Return the lines that follow, exactly as they appear, from the first through the one containing "from matplotlib.transforms import"; no pictures are to be included.

..........

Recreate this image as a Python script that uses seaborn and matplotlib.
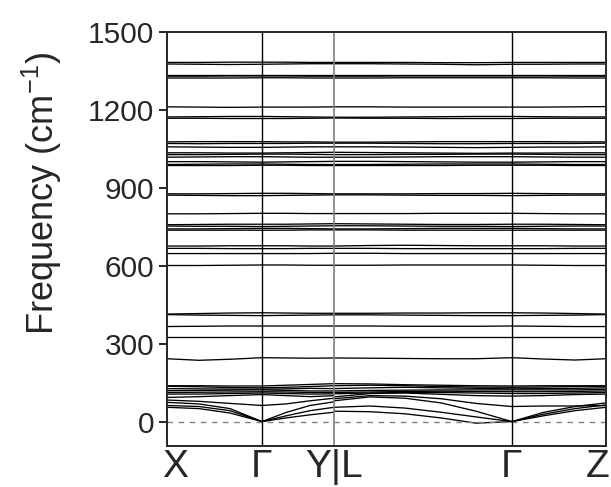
import numpy as np
import pandas as pd
import matplotlib
matplotlib.use("Agg")
import matplotlib.pyplot as plt
import seaborn as sns
from matplotlib.transforms import ScaledTranslation


# PATH (k positions of the sampled points)
k_xgy = [0, 32, 63, 95, 119, 143, 167]                 # X -> Gamma -> Y
k_lgz = [167, 203, 238, 274, 309, 345, 376, 408, 439]  # L -> Gamma -> Z
sym_k = [0, 95, 167, 345, 439]
sym_labels = ["X", "Γ", "Y|L", "Γ", "Z"]

# ACOUSTIC BRANCHES
acoustic_xgy = [
    [55, 50, 33, 0, 14, 26, 36],
    [62, 58, 42, 0, 22, 42, 55],
    [74, 68, 50, 0, 35, 62, 76],
]
acoustic_lgz = [
    [40, 38, 30, 14, -6, 0, 22, 42, 55],
    [55, 60, 52, 36, 18, 0, 28, 50, 64],
    [80, 95, 90, 72, 40, 0, 35, 58, 72],
]

# LOW OPTIC BRANCHES (< 150 cm-1)
low_xgy = [
    [83, 78, 70, 62, 68, 80, 90],
    [93, 96, 100, 104, 100, 96, 100],
    [106, 106, 108, 110, 108, 106, 107],
    [112, 113, 114, 115, 114, 112, 112],
    [119, 120, 121, 122, 120, 118, 118],
    [127, 126, 125, 125, 126, 128, 127],
    [136, 134, 131, 130, 132, 135, 138],
    [138, 138, 137, 137, 140, 143, 146],
]
low_lgz = [
    [88, 100, 98, 88, 70, 58, 60, 60, 62],
    [95, 108, 110, 105, 100, 98, 100, 104, 106],
    [107, 110, 112, 112, 110, 108, 108, 110, 112],
    [112, 114, 116, 117, 116, 115, 115, 116, 118],
    [118, 120, 121, 122, 122, 122, 122, 122, 124],
    [127, 130, 132, 130, 128, 126, 127, 128, 130],
    [138, 140, 138, 135, 133, 132, 133, 135, 136],
    [146, 145, 142, 140, 138, 137, 138, 138, 138],
]

# MID OPTIC BRANCHES (200 - 700 cm-1)
mid_xgy = [
    [242, 236, 240, 246, 245, 244, 245],
    [326, 326, 326, 326, 326, 326, 326],
    [366, 367, 368, 368, 368, 368, 368],
    [412, 410, 409, 408, 409, 410, 411],
    [414, 416, 418, 419, 418, 417, 417],
    [601, 601, 602, 603, 603, 602, 602],
    [647, 647, 647, 647, 647, 647, 648],
    [667, 667, 666, 666, 666, 667, 667],
    [676, 676, 677, 677, 677, 676, 676],
]
mid_lgz = [
    [245, 244, 243, 242, 242, 246, 241, 237, 242],
    [326, 326, 326, 326, 326, 326, 326, 326, 326],
    [368, 368, 367, 367, 367, 368, 367, 366, 366],
    [411, 411, 410, 409, 408, 408, 409, 410, 412],
    [417, 417, 418, 418, 419, 419, 418, 416, 414],
    [602, 602, 603, 603, 603, 603, 602, 601, 601],
    [648, 648, 647, 647, 647, 647, 647, 647, 647],
    [667, 667, 666, 666, 666, 666, 666, 667, 667],
    [676, 678, 679, 678, 677, 677, 677, 676, 676],
]

# HIGH OPTIC BRANCHES (> 700 cm-1)
high_xgy = [
    [737, 737, 737, 737, 737, 738, 738],
    [742, 742, 743, 744, 744, 743, 742],
    [753, 752, 752, 751, 752, 753, 754],
    [758, 759, 760, 760, 760, 761, 762],
    [800, 800, 801, 802, 802, 801, 801],
    [872, 871, 870, 870, 871, 872, 873],
    [877, 877, 878, 879, 879, 878, 877],
    [986, 986, 986, 987, 987, 986, 986],
    [990, 991, 992, 992, 991, 990, 990],
    [1001, 1001, 1000, 999, 1000, 1001, 1002],
    [1018, 1019, 1020, 1020, 1019, 1018, 1018],
    [1028, 1028, 1029, 1030, 1030, 1029, 1028],
    [1035, 1035, 1034, 1034, 1035, 1036, 1037],
    [1058, 1057, 1056, 1056, 1057, 1058, 1058],
    [1071, 1070, 1071, 1071, 1071, 1072, 1072],
    [1077, 1078, 1078, 1078, 1077, 1077, 1076],
    [1168, 1168, 1167, 1167, 1167, 1168, 1169],
    [1173, 1174, 1175, 1175, 1174, 1173, 1172],
    [1212, 1211, 1210, 1211, 1211, 1211, 1212],
    [1323, 1323, 1323, 1324, 1324, 1323, 1323],
    [1330, 1330, 1331, 1331, 1331, 1330, 1330],
    [1336, 1336, 1336, 1336, 1336, 1336, 1336],
    [1377, 1376, 1375, 1376, 1377, 1378, 1378],
    [1383, 1383, 1384, 1384, 1384, 1383, 1383],
]
high_lgz = [
    [738, 738, 737, 737, 737, 737, 737, 737, 737],
    [742, 742, 743, 744, 744, 744, 743, 742, 742],
    [754, 754, 753, 752, 752, 751, 752, 753, 753],
    [762, 761, 760, 759, 759, 760, 760, 759, 758],
    [801, 801, 801, 802, 802, 802, 801, 800, 800],
    [873, 873, 872, 871, 871, 870, 871, 872, 872],
    [877, 877, 877, 878, 878, 879, 878, 877, 877],
    [986, 986, 986, 986, 987, 987, 987, 986, 986],
    [990, 990, 991, 992, 992, 992, 991, 990, 990],
    [1002, 1002, 1001, 1000, 999, 999, 1000, 1001, 1001],
    [1018, 1018, 1019, 1020, 1020, 1020, 1019, 1018, 1018],
    [1028, 1028, 1029, 1029, 1030, 1030, 1029, 1028, 1028],
    [1037, 1036, 1035, 1034, 1033, 1034, 1034, 1035, 1035],
    [1058, 1058, 1057, 1056, 1055, 1056, 1057, 1057, 1058],
    [1072, 1072, 1071, 1070, 1070, 1071, 1071, 1071, 1072],
    [1076, 1076, 1077, 1078, 1078, 1078, 1078, 1077, 1077],
    [1169, 1168, 1168, 1167, 1167, 1167, 1168, 1168, 1168],
    [1172, 1172, 1173, 1174, 1175, 1175, 1174, 1173, 1173],
    [1212, 1212, 1211, 1211, 1211, 1211, 1211, 1212, 1213],
    [1323, 1323, 1324, 1324, 1324, 1324, 1324, 1323, 1323],
    [1330, 1330, 1331, 1331, 1331, 1331, 1331, 1330, 1330],
    [1336, 1336, 1336, 1336, 1336, 1336, 1336, 1336, 1336],
    [1378, 1378, 1377, 1376, 1374, 1376, 1376, 1377, 1377],
    [1383, 1383, 1383, 1382, 1382, 1383, 1383, 1383, 1383],
]


# BUILD LONG TABLE
rows = []
groups = [
    ("ac_a", k_xgy, acoustic_xgy), ("ac_b", k_lgz, acoustic_lgz),
    ("lo_a", k_xgy, low_xgy), ("lo_b", k_lgz, low_lgz),
    ("mi_a", k_xgy, mid_xgy), ("mi_b", k_lgz, mid_lgz),
    ("hi_a", k_xgy, high_xgy), ("hi_b", k_lgz, high_lgz),
]
for name, k, bands in groups:
    for i, band in enumerate(bands):
        for kk, f in zip(k, band):
            rows.append((f"{name}{i}", kk, f))
df = pd.DataFrame(rows, columns=["band", "k", "freq"])


# PLOT
sns.set_style("ticks")
plt.rcParams["font.family"] = ["Liberation Sans", "DejaVu Sans"]
plt.rcParams["mathtext.fontset"] = "custom"
plt.rcParams["mathtext.rm"] = "Liberation Sans"
plt.rcParams["mathtext.it"] = "Liberation Sans:italic"

fig = plt.figure(figsize=(6.11, 4.87), dpi=100)
ax = fig.add_axes([0.2733, 0.0842, 0.7185, 0.850])

sns.lineplot(data=df, x="k", y="freq", units="band", estimator=None,
             color="black", lw=0.95, sort=False, ax=ax, legend=False)

ax.axhline(0, color="grey", lw=1, ls=(0, (4, 4)))
ax.axvline(sym_k[1], color="black", lw=1)
ax.axvline(sym_k[2], color="grey", lw=1.2)
ax.axvline(sym_k[3], color="black", lw=1)

ax.set_xlim(sym_k[0], sym_k[-1])
ax.set_ylim(-94, 1500)
ax.set_yticks([0, 300, 600, 900, 1200, 1500])
ax.set_xticks(sym_k)
ax.set_xticklabels(sym_labels, fontsize=28)
ax.tick_params(axis="x", length=0, pad=2)
ax.tick_params(axis="y", labelsize=21.5, length=6, width=1.4, direction="out", pad=3)
for s in ax.spines.values():
    s.set_linewidth(1.4)
    s.set_visible(True)

xl = ax.get_xticklabels()
xl[0].set_transform(xl[0].get_transform() + ScaledTranslation(8/100, 0, fig.dpi_scale_trans))
xl[-1].set_transform(xl[-1].get_transform() + ScaledTranslation(-8/100, 0, fig.dpi_scale_trans))

ax.set_xlabel("")
ax.set_ylabel("Frequency (cm$^{-1}$)", fontsize=26)
ax.yaxis.set_label_coords(-0.235, 0.61)

fig.savefig("out.png", dpi=100)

..........

Worked solution:
Recreate this image as a Python script that uses seaborn and matplotlib.
import numpy as np
import pandas as pd
import matplotlib
matplotlib.use("Agg")
import matplotlib.pyplot as plt
import seaborn as sns
from matplotlib.transforms import ScaledTranslation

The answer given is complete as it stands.